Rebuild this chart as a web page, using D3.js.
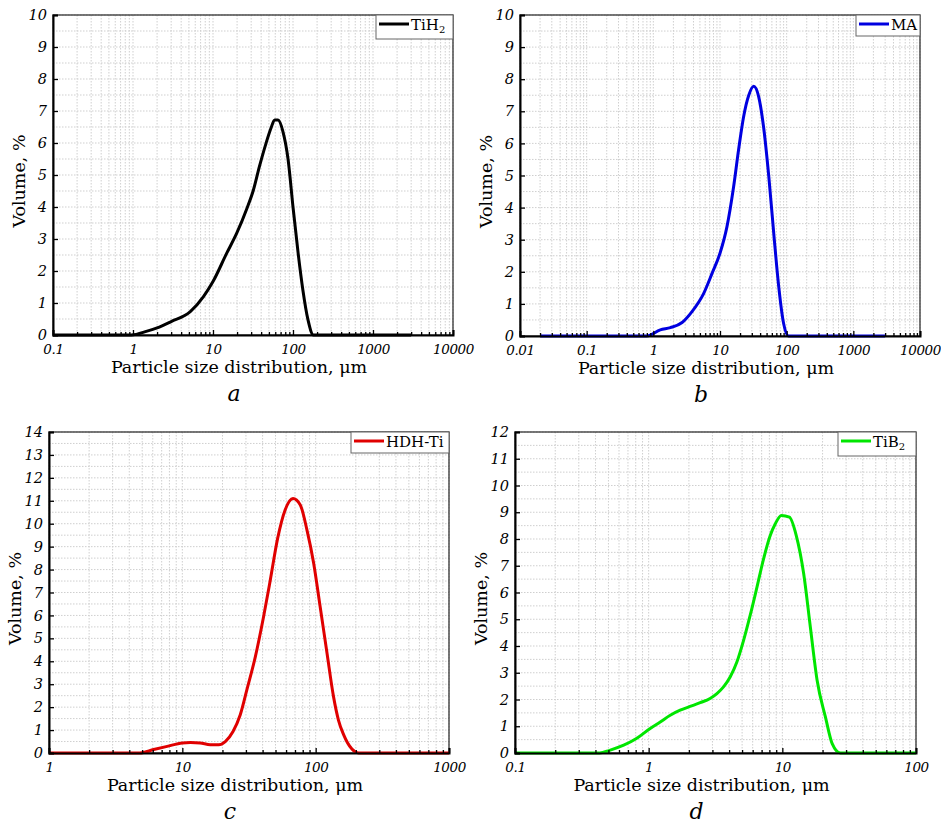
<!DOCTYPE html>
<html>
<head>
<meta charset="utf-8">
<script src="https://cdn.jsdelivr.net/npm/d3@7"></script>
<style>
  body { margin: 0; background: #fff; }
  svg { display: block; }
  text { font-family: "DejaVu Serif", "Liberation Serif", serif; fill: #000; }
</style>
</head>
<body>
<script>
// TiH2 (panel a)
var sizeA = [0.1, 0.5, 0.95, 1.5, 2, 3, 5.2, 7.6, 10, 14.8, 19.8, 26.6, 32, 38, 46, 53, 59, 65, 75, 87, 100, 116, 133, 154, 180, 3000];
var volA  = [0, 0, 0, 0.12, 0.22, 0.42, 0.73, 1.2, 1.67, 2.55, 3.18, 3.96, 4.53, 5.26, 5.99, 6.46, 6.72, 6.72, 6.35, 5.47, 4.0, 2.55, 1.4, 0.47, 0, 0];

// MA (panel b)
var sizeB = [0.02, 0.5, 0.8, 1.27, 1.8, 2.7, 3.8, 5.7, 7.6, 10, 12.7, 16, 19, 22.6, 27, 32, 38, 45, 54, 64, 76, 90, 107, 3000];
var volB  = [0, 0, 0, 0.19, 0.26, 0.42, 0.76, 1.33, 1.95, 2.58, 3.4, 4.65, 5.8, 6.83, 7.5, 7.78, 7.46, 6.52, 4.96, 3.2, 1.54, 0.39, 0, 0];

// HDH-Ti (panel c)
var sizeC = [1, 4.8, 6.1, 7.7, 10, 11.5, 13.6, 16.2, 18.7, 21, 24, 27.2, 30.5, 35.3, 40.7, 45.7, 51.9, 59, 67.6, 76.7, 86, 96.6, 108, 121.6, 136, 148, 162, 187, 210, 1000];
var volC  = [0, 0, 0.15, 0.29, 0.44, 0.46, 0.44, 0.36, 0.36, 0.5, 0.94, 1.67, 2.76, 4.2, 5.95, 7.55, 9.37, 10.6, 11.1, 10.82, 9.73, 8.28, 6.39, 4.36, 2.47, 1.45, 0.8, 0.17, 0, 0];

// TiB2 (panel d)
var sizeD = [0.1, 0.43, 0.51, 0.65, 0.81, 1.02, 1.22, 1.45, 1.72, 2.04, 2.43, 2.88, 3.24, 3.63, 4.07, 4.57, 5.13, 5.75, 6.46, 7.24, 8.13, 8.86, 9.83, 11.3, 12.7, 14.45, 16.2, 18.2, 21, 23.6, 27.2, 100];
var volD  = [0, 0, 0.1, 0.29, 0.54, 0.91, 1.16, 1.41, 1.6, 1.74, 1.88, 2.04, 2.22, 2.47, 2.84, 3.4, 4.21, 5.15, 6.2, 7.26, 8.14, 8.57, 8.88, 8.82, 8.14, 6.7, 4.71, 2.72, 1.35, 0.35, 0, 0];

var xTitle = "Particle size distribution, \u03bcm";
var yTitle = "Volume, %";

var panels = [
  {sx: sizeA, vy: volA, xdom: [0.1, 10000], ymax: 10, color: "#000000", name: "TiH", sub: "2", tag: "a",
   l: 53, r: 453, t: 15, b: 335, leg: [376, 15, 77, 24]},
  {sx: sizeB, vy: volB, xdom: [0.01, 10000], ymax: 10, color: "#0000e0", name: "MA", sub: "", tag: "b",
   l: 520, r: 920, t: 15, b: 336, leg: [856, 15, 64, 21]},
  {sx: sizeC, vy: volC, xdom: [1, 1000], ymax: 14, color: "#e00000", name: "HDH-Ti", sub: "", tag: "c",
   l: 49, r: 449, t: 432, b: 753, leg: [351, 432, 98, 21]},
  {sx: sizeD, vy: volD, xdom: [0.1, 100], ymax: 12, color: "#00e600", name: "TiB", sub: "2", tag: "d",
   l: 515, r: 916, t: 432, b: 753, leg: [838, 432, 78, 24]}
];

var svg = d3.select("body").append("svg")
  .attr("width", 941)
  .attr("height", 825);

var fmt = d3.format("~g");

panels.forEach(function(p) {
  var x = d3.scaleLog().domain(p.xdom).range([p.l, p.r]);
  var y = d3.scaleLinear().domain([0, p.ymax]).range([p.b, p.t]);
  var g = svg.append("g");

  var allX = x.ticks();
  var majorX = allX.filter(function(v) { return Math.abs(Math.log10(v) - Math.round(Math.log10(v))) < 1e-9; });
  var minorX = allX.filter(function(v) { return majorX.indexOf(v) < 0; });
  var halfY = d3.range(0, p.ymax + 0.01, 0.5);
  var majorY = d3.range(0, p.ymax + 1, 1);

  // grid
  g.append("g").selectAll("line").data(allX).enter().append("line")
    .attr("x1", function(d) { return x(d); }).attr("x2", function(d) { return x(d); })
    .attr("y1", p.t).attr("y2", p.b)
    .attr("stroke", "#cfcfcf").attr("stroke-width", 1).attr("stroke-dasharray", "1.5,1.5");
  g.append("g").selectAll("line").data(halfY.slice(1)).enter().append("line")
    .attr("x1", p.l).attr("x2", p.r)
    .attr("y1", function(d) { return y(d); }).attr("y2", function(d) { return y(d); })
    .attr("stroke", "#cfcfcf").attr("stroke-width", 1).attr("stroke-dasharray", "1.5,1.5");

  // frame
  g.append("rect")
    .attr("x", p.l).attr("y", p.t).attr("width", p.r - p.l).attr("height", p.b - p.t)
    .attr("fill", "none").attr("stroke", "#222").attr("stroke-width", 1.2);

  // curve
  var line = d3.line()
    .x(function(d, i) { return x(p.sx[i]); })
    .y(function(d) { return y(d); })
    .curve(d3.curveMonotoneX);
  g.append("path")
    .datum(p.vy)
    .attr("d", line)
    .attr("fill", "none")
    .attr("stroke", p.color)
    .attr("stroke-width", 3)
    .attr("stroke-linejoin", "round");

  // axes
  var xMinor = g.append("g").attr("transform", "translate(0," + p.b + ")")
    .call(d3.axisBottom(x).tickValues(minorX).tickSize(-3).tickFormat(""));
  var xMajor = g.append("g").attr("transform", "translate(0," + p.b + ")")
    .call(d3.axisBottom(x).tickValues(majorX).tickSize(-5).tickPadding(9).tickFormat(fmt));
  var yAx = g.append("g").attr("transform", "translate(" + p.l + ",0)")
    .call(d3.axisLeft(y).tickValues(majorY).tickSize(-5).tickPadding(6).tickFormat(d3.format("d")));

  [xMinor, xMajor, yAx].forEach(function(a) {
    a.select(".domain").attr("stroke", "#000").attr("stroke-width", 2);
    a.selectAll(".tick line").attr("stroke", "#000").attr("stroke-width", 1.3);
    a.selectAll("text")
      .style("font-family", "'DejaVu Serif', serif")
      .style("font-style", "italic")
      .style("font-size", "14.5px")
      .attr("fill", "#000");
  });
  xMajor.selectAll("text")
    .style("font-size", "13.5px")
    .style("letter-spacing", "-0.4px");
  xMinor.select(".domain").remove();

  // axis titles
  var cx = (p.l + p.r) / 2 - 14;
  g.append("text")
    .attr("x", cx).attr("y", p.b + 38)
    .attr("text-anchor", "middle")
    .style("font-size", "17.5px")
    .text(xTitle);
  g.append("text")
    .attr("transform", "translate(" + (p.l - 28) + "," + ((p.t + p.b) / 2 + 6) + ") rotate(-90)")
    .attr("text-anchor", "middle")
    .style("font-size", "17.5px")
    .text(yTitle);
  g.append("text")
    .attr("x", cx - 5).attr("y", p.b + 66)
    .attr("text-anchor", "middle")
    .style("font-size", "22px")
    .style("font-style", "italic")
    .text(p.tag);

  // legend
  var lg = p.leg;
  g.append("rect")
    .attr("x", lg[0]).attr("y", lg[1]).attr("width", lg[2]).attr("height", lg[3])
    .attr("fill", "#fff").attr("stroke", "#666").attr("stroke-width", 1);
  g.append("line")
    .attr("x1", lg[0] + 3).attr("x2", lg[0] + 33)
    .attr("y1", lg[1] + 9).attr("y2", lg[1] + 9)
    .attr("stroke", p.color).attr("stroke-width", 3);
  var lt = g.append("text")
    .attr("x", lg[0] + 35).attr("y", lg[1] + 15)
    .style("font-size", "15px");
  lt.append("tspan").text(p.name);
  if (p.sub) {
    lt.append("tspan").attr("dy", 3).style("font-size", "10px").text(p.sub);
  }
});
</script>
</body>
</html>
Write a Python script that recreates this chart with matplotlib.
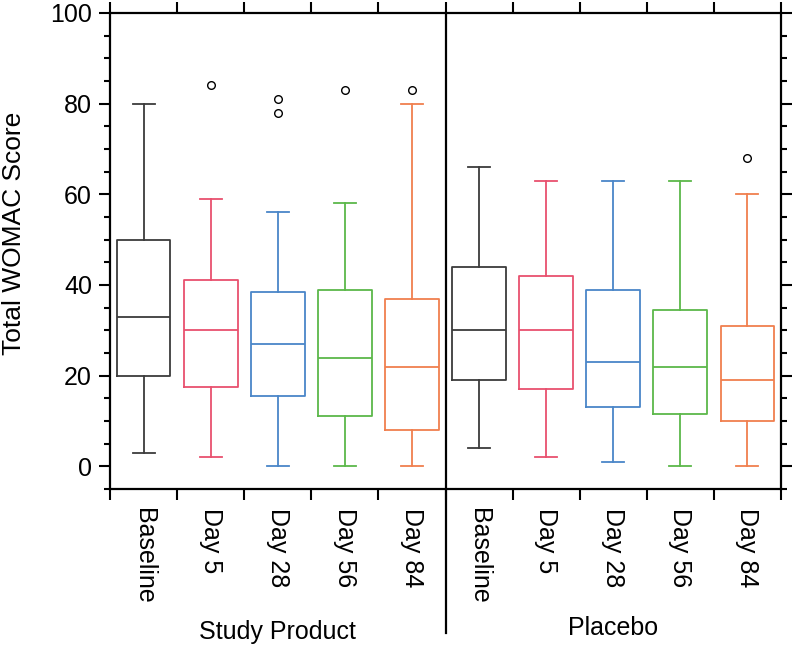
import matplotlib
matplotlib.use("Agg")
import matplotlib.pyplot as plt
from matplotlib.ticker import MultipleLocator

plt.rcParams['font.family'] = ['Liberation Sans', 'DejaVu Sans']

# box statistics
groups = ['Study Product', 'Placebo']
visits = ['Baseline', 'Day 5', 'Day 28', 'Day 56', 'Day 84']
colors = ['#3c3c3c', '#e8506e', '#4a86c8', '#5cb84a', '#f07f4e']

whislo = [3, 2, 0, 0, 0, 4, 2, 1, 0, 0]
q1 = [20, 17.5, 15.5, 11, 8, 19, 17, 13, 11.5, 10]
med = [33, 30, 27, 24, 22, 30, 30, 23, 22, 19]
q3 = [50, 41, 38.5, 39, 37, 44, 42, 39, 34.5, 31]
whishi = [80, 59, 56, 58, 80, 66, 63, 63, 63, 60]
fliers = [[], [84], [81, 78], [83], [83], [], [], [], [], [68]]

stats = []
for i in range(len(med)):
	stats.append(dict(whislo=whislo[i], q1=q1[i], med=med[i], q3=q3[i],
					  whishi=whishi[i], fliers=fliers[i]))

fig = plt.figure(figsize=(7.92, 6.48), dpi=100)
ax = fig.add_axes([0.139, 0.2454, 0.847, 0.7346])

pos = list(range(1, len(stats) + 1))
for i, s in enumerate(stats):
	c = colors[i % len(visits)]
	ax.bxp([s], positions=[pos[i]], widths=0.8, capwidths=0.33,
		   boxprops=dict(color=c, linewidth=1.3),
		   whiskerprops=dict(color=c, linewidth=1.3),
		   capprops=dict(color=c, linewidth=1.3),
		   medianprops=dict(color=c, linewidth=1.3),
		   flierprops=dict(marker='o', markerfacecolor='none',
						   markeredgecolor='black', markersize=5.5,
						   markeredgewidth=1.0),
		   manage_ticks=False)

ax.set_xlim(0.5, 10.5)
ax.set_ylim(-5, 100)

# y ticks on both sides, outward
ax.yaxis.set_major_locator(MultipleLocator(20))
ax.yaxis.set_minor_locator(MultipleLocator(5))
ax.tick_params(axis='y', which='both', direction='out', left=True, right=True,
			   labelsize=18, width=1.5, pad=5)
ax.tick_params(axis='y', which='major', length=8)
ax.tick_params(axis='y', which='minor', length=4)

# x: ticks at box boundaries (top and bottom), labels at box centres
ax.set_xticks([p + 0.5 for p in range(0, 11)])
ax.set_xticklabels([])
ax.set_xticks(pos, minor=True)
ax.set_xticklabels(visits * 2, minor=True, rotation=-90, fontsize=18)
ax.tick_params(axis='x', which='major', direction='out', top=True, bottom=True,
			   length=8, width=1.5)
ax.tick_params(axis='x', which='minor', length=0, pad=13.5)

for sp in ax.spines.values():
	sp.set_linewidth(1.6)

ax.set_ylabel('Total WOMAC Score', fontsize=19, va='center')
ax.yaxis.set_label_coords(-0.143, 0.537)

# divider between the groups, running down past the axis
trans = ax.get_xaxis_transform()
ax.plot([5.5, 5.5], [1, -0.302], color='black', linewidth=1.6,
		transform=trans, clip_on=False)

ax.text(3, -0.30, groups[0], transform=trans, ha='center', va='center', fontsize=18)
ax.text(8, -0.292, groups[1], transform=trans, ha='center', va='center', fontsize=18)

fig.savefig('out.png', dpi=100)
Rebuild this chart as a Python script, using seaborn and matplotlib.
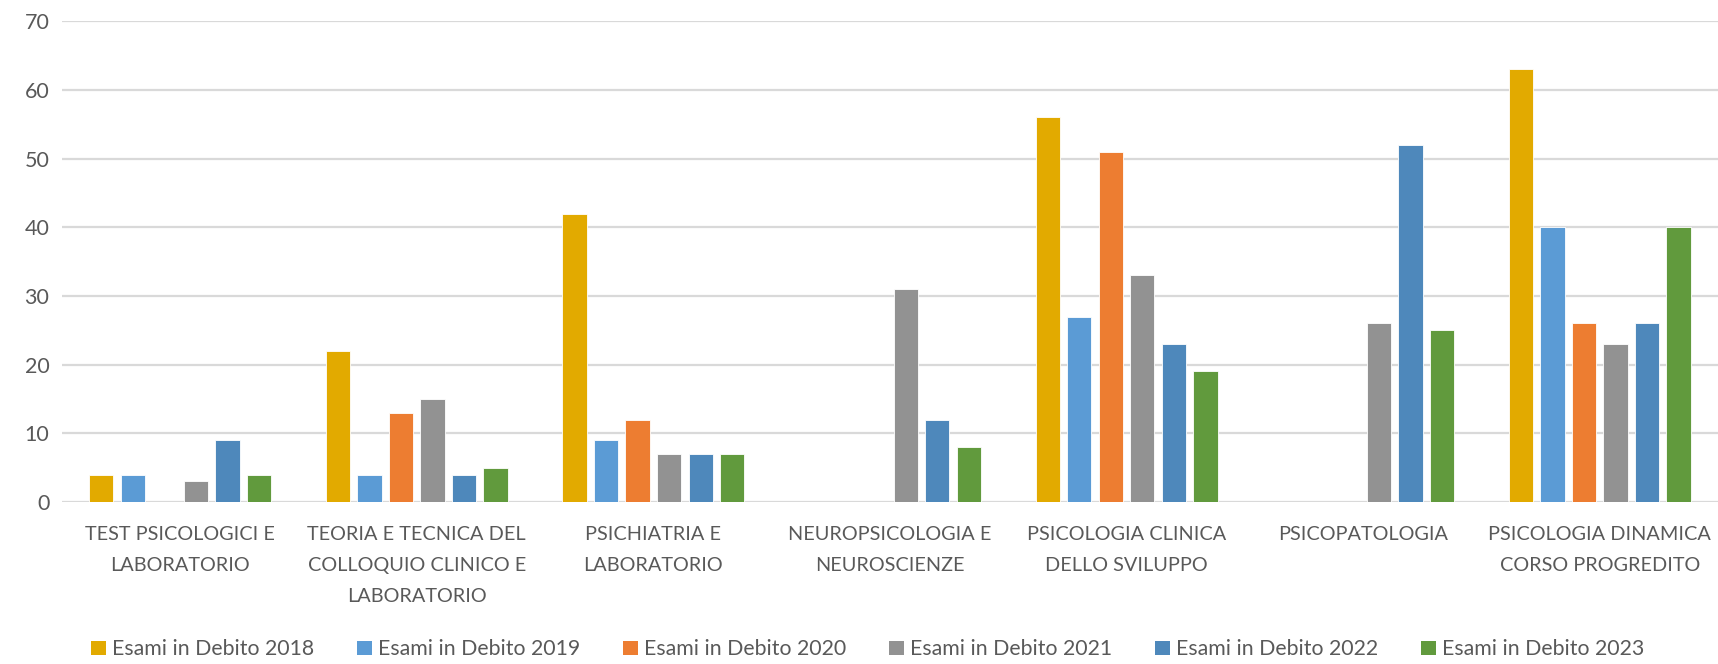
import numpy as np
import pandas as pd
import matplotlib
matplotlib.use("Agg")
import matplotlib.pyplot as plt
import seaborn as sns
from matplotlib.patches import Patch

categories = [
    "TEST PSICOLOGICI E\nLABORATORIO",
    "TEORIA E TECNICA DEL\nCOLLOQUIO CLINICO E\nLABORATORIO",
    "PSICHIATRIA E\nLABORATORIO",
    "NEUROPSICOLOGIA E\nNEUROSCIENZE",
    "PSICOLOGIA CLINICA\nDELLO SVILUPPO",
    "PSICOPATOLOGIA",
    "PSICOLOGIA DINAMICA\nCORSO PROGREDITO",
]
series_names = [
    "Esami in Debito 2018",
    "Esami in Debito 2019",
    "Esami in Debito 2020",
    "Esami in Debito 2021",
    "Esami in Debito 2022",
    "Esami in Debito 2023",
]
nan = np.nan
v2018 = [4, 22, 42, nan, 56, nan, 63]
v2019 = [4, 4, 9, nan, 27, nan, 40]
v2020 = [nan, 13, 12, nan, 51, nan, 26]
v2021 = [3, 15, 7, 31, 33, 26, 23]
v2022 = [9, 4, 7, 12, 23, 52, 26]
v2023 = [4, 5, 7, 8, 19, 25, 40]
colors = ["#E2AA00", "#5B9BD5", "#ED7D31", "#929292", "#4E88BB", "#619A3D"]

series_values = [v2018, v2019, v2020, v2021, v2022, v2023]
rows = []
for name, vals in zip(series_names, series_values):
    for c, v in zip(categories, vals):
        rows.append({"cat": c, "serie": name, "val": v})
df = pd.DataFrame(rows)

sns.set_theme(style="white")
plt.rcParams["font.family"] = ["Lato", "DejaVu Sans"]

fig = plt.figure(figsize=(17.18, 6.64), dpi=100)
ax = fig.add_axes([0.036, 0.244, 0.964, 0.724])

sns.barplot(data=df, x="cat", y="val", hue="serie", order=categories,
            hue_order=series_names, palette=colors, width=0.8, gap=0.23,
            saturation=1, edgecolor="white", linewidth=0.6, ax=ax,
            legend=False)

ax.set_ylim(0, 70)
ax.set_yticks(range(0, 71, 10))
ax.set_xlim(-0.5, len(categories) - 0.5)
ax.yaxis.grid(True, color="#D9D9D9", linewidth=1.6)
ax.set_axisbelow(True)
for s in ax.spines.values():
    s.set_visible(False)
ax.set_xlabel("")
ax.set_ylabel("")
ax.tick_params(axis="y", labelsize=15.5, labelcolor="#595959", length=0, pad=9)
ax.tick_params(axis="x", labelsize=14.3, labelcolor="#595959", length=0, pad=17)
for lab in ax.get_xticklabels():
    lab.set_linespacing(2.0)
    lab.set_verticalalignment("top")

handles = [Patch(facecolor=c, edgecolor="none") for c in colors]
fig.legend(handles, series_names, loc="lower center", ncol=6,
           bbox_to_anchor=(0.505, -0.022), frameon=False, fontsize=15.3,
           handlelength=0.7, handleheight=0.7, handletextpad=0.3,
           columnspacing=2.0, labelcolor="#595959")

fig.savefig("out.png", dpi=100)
━━━━━━━━━━
Exercise ->
Set down, word for word, the lines from the one holding "Write a Python" through the one holding "colors = ['#3c3c3c', '#e8506e', '#4a86c8', '#5cb84a', '#f07f4e']". Skip the pictures.

Task solution ->
Write a Python script that recreates this chart with matplotlib.
import matplotlib
matplotlib.use("Agg")
import matplotlib.pyplot as plt
from matplotlib.ticker import MultipleLocator

plt.rcParams['font.family'] = ['Liberation Sans', 'DejaVu Sans']

# box statistics
groups = ['Study Product', 'Placebo']
visits = ['Baseline', 'Day 5', 'Day 28', 'Day 56', 'Day 84']
colors = ['#3c3c3c', '#e8506e', '#4a86c8', '#5cb84a', '#f07f4e']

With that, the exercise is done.